Equity crowdfunding involves the co-investment and nominee models for raising funds. Co-investment includes experienced investors investing with the crowd, adding validation. The nominee model centralizes share management to streamline processes and represent investor interests, helping mitigate agency problems but potentially limiting individual control.

Step-by-step explanation:

Co-Investment and Nominee Models in Equity Crowdfunding

Equity crowdfunding is a way for companies to raise capital by selling small stakes to many investors, typically via online platforms. In the co-investment model, more experienced investors or institutions may invest alongside the crowd, often providing a sense of validation for the investment opportunity. The nominee model involves a nominee or trustee holding the shares on behalf of the crowd of investors to manage shareholder affairs more efficiently.

Examples of platforms using the co-investment model include Seedrs and Crowdcube, where they often have lead investors who co-invest. The nominee model is also used by platforms like Seedrs, where the platform itself acts as the nominee. By consolidating the investment, they reduce the administrative burden on the company and help manage investor relations.

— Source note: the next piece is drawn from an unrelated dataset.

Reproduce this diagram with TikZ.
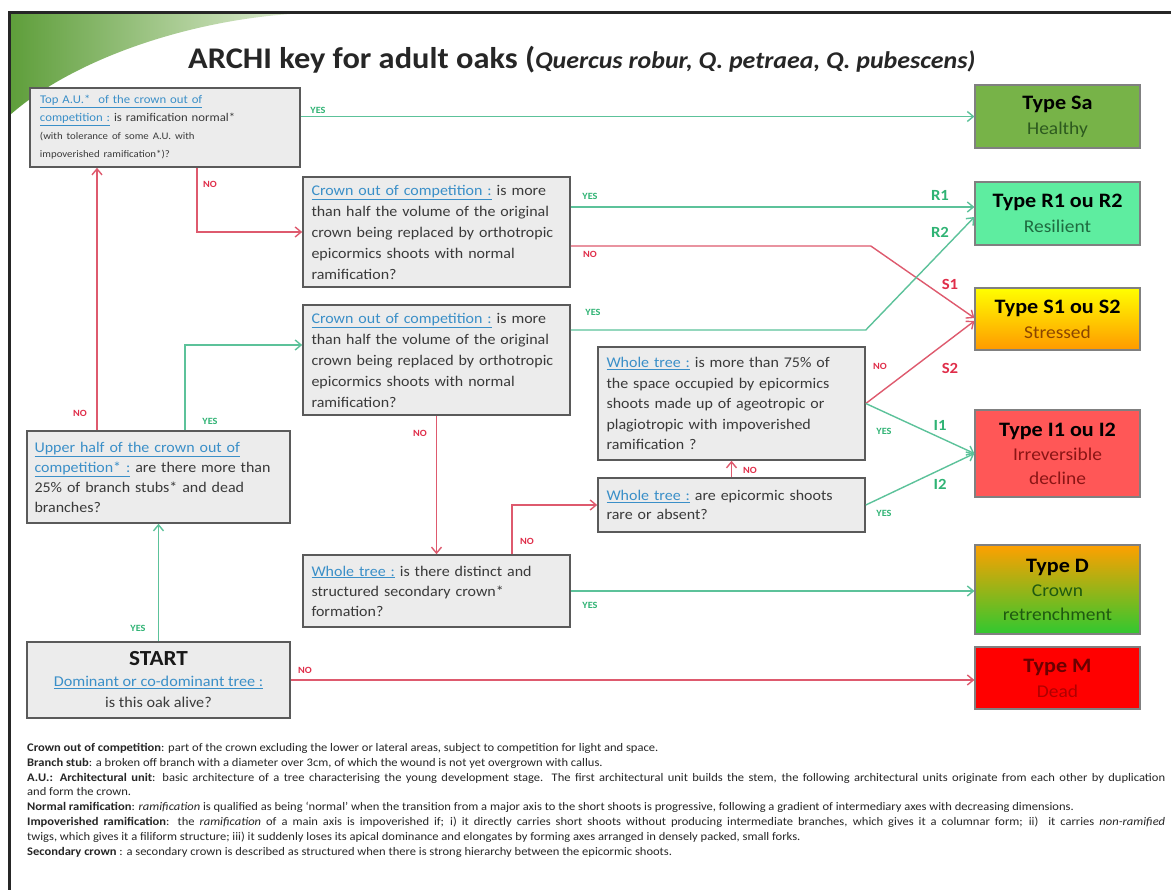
\documentclass[tikz,border=0pt]{standalone}
\usepackage{fontspec}
\setmainfont{Carlito}[FakeStretch=1.08]
\usetikzlibrary{arrows.meta,calc}
\definecolor{boxfill}{HTML}{ECECEC}
\definecolor{boxline}{HTML}{5A5A5A}
\definecolor{boxtext}{HTML}{3A3A3A}
\definecolor{lgreen}{HTML}{5CC29A}
\definecolor{lred}{HTML}{DE5A6E}
\definecolor{tgreen}{HTML}{2FB374}
\definecolor{tred}{HTML}{E02E4A}
\definecolor{ulblue}{HTML}{3A8FC8}
\definecolor{swA}{HTML}{5E9E3A}
\definecolor{swB}{HTML}{DDEBD0}
\definecolor{saFill}{HTML}{77B348}
\definecolor{saText}{HTML}{2D5A1F}
\definecolor{rFill}{HTML}{5EEDA0}
\definecolor{rText}{HTML}{1E6B40}
\definecolor{sTop}{HTML}{FFFF00}
\definecolor{sBot}{HTML}{FF9900}
\definecolor{sText}{HTML}{8B4500}
\definecolor{iFill}{HTML}{FF5757}
\definecolor{iText}{HTML}{8B1515}
\definecolor{dTop}{HTML}{FFA000}
\definecolor{dMid}{HTML}{C8BE28}
\definecolor{dBot}{HTML}{30C830}
\definecolor{dText}{HTML}{1F5A10}
\definecolor{mFill}{HTML}{FF0000}
\definecolor{mText}{HTML}{6B0000}
\definecolor{mSub}{HTML}{B00000}
\newcommand{\ulb}[1]{{\color{ulblue}\underline{#1}}}
\begin{document}
\begin{tikzpicture}[x=1pt,y=-1pt,
  qbox/.style={draw=boxline,line width=1.6pt,fill=boxfill,inner sep=0pt,align=left,
    text=boxtext,font=\fontsize{14.8}{21}\selectfont},
  tbox/.style={draw=black!50,line width=1.2pt,minimum width=165pt,align=center,inner sep=0pt,
    font=\fontsize{20.5}{25}\selectfont},
  gline/.style={draw=lgreen,line width=1.4pt,-{Straight Barb[length=6pt,width=10pt]}},
  rline/.style={draw=lred,line width=1.4pt,-{Straight Barb[length=6pt,width=10pt]}},
  yes/.style={text=tgreen,font=\fontsize{9.5}{10}\selectfont\bfseries},
  no/.style={text=tred,font=\fontsize{9.5}{10}\selectfont\bfseries},
  glab/.style={text=tgreen,font=\fontsize{15.5}{16}\selectfont\bfseries},
  rlab/.style={text=tred,font=\fontsize{15.5}{16}\selectfont\bfseries},
  legend/.style={anchor=base west,inner sep=0pt,text=black!85,font=\fontsize{11.6}{12}\selectfont}]
\useasboundingbox (0,0) rectangle (1171,890);
\fill[white] (0,0) rectangle (1171,890);
% decorative swoosh
\shade[left color=swA,right color=swB] (10,14) -- (290,14) .. controls (180,22) and (70,62) .. (10,115) -- cycle;
% frame
\draw[line width=3pt,black!85] (8,13) -- (1171,13);
\draw[line width=3pt,black!85] (9,13) -- (9,890);
% title
\node[anchor=west,inner sep=0pt,text=black!85] (title) at (188,60)
  {\fontsize{30}{32}\selectfont\bfseries ARCHI key for adult oaks (\fontsize{24}{26}\selectfont\itshape Quercus robur, Q. petraea, Q. pubescens)};
% question boxes
\node[qbox,minimum width=270pt,minimum height=79pt,text width=250pt,font=\fontsize{11.8}{18}\selectfont] (top) at (165,127.5)
  {\ulb{Top A.U.*\ \ of the crown out of}\\\ulb{competition :} is ramification normal*\\\fontsize{10}{18}\selectfont(with tolerance of some A.U. with\\impoverished ramification*)?};
\node[qbox,minimum width=267pt,minimum height=110pt,text width=250pt] (c1) at (436.5,232)
  {\ulb{Crown out of competition :} is more\\than half the volume of the original\\crown being replaced by orthotropic\\epicormics shoots with normal\\ramification?};
\node[qbox,minimum width=267pt,minimum height=110pt,text width=250pt] (c2) at (436.5,360)
  {\ulb{Crown out of competition :} is more\\than half the volume of the original\\crown being replaced by orthotropic\\epicormics shoots with normal\\ramification?};
\node[qbox,minimum width=267pt,minimum height=113pt,text width=250pt,font=\fontsize{14.8}{20.5}\selectfont] (w75) at (731.5,403.5)
  {\ulb{Whole tree :} is more than 75\% of\\the space occupied by epicormics\\shoots made up of ageotropic or\\plagiotropic with impoverished\\ramification ?};
\node[qbox,minimum width=267pt,minimum height=54pt,text width=250pt,font=\fontsize{14.8}{19.5}\selectfont] (rare) at (731.5,505)
  {\ulb{Whole tree :} are epicormic shoots\\rare or absent?};
\node[qbox,minimum width=267pt,minimum height=72pt,text width=250pt,font=\fontsize{14.8}{20}\selectfont] (sec) at (436.5,591)
  {\ulb{Whole tree :} is there distinct and\\structured secondary crown*\\formation?};
\node[qbox,minimum width=263pt,minimum height=92pt,text width=248pt,font=\fontsize{14.8}{20}\selectfont] (upper) at (158.5,477)
  {\ulb{Upper half of the crown out of}\\\ulb{competition* :} are there more than\\25\% of branch stubs* and dead\\branches?};
\node[qbox,minimum width=263pt,minimum height=76pt,align=center,font=\fontsize{15}{21}\selectfont] (start) at (158.5,680)
  {{\fontsize{21.5}{21}\selectfont\bfseries\color{black!90}START}\\\ulb{Dominant or co-dominant tree :}\\is this oak alive?};
% type boxes
\node[tbox,fill=saFill,minimum height=63pt] (sa) at (1057.5,116.5)
  {\textbf{Type Sa}\\\fontsize{18}{25}\selectfont\color{saText}Healthy};
\node[tbox,fill=rFill,minimum height=63pt] (rr) at (1057.5,213.5)
  {\textbf{Type R1 ou R2}\\\fontsize{18}{25}\selectfont\color{rText}Resilient};
\node[tbox,top color=sTop,bottom color=sBot,minimum height=62pt] (ss) at (1057.5,319)
  {\textbf{Type S1 ou S2}\\\fontsize{18}{25}\selectfont\color{sText}Stressed};
\node[tbox,fill=iFill,minimum height=87pt,font=\fontsize{20.5}{24}\selectfont] (ii) at (1057.5,453.5)
  {\textbf{Type I1 ou I2}\\\fontsize{18}{24}\selectfont\color{iText}Irreversible\\\fontsize{18}{24}\selectfont\color{iText}decline};
\node[tbox,top color=dTop,middle color=dMid,bottom color=dBot,minimum height=89pt,font=\fontsize{20.5}{24}\selectfont] (dd) at (1057.5,589.5)
  {\textbf{Type D}\\\fontsize{18}{24}\selectfont\color{dText}Crown\\\fontsize{18}{24}\selectfont\color{dText}retrenchment};
\node[tbox,fill=mFill,minimum height=62pt] (mm) at (1057.5,678)
  {\textbf{\color{mText}Type M}\\\fontsize{18}{25}\selectfont\color{mSub}Dead};
% connectors
\draw[gline] (top.east |- sa.west) -- (sa.west);
\draw[rline] ([xshift=32pt]top.south) |- (c1.west);
\draw[rline] ([xshift=-61.5pt]upper.north) -- ([xshift=-61.5pt]upper.north |- top.south);
\draw[gline] ([xshift=26.5pt]upper.north) |- ([yshift=15pt]c2.west);
\draw[gline] (start.north) -- (upper.south);
\draw[rline] (start.east) -- (start.east -| mm.west);
\coordinate (r1in) at ([yshift=6.5pt]rr.west);
\coordinate (r2in) at ([yshift=-3.5pt]rr.west);
\draw[gline] (c1.east |- r1in) -- (r1in);
\draw[rline] ([yshift=-14pt]c1.east) -- ++(300,0) -- ([yshift=1pt]ss.west);
\draw[gline] ([yshift=30pt]c2.east) -- ++(295,0) -- (r2in);
\draw[rline] (c2.south) -- (sec.north);
\draw[gline] (sec.east) -- (sec.east -| dd.west);
\draw[rline] ([xshift=75.5pt]sec.north) |- (rare.west);
\draw[rline] (rare.north) -- (w75.south);
\draw[rline] (w75.east) -- ([yshift=-2pt]ss.west);
\draw[gline] (w75.east) -- (ii.west);
\draw[gline] (rare.east) -- (ii.west);
% connector labels
\node[yes] (l1) at (318,110) {YES};
\node[no] (l2) at (210,184) {NO};
\node[no] (l3) at (80,413) {NO};
\node[yes] (l4) at (210,421) {YES};
\node[yes] (l5) at (138,628) {YES};
\node[no] (l6) at (305,670) {NO};
\node[yes] (l7) at (590,196) {YES};
\node[no] (l8) at (590,254) {NO};
\node[glab] (l9) at (940,195) {R1};
\node[glab] (l10) at (940,232) {R2};
\node[rlab] (l11) at (950,284) {S1};
\node[yes] (l12) at (593,312) {YES};
\node[no] (l13) at (420,433) {NO};
\node[rlab] (l14) at (950,368) {S2};
\node[no] (l15) at (880,366) {NO};
\node[yes] (l16) at (884,431) {YES};
\node[glab] (l17) at (940,425) {I1};
\node[glab] (l18) at (940,484) {I2};
\node[yes] (l19) at (884,513) {YES};
\node[no] (l20) at (750,470) {NO};
\node[no] (l21) at (527,541) {NO};
\node[yes] (l22) at (590,605) {YES};
% legend
\node[legend] (g1) at (27,751) {\textbf{Crown out of competition}: part of the crown excluding the lower or lateral areas, subject to competition for light and space.};
\node[legend] (g2) at (27,766) {\textbf{Branch stub}: a broken off branch with a diameter over 3cm, of which the wound is not yet overgrown with callus.};
\node[legend] (g3) at (27,781) {\makebox[1138pt][s]{\textbf{A.U.: Architectural unit}: basic architecture of a tree characterising the young development stage. The first architectural unit builds the stem, the following architectural units originate from each other by duplication}};
\node[legend] (g4) at (27,795) {and form the crown.};
\node[legend] (g5) at (27,810) {\textbf{Normal ramification}: \textit{ramification} is qualified as being `normal' when the transition from a major axis to the short shoots is progressive, following a gradient of intermediary axes with decreasing dimensions.};
\node[legend] (g6) at (27,825) {\makebox[1138pt][s]{\textbf{Impoverished ramification}: the \textit{ramification} of a main axis is impoverished if; i) it directly carries short shoots without producing intermediate branches, which gives it a columnar form; ii)\ \ it carries \textit{non-ramified}}};
\node[legend] (g7) at (27,840) {twigs, which gives it a filiform structure; iii) it suddenly loses its apical dominance and elongates by forming axes arranged in densely packed, small forks.};
\node[legend] (g8) at (27,855) {\textbf{Secondary crown} : a secondary crown is described as structured when there is strong hierarchy between the epicormic shoots.};
\end{tikzpicture}
\end{document}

These models aim to mitigate agency problems by ensuring professional oversight and centralized management. In the co-investment model, the presence of a lead investor can reduce information asymmetry because it signals vetting and confidence in the investment. The nominee model mitigates potential conflicts of interest and coordination problems among a large number of small investors by having a single point of contact that represents their interests. However, these models can exacerbate risks associated with limited direct control for individual investors and possible over-reliance on the lead investors' due diligence.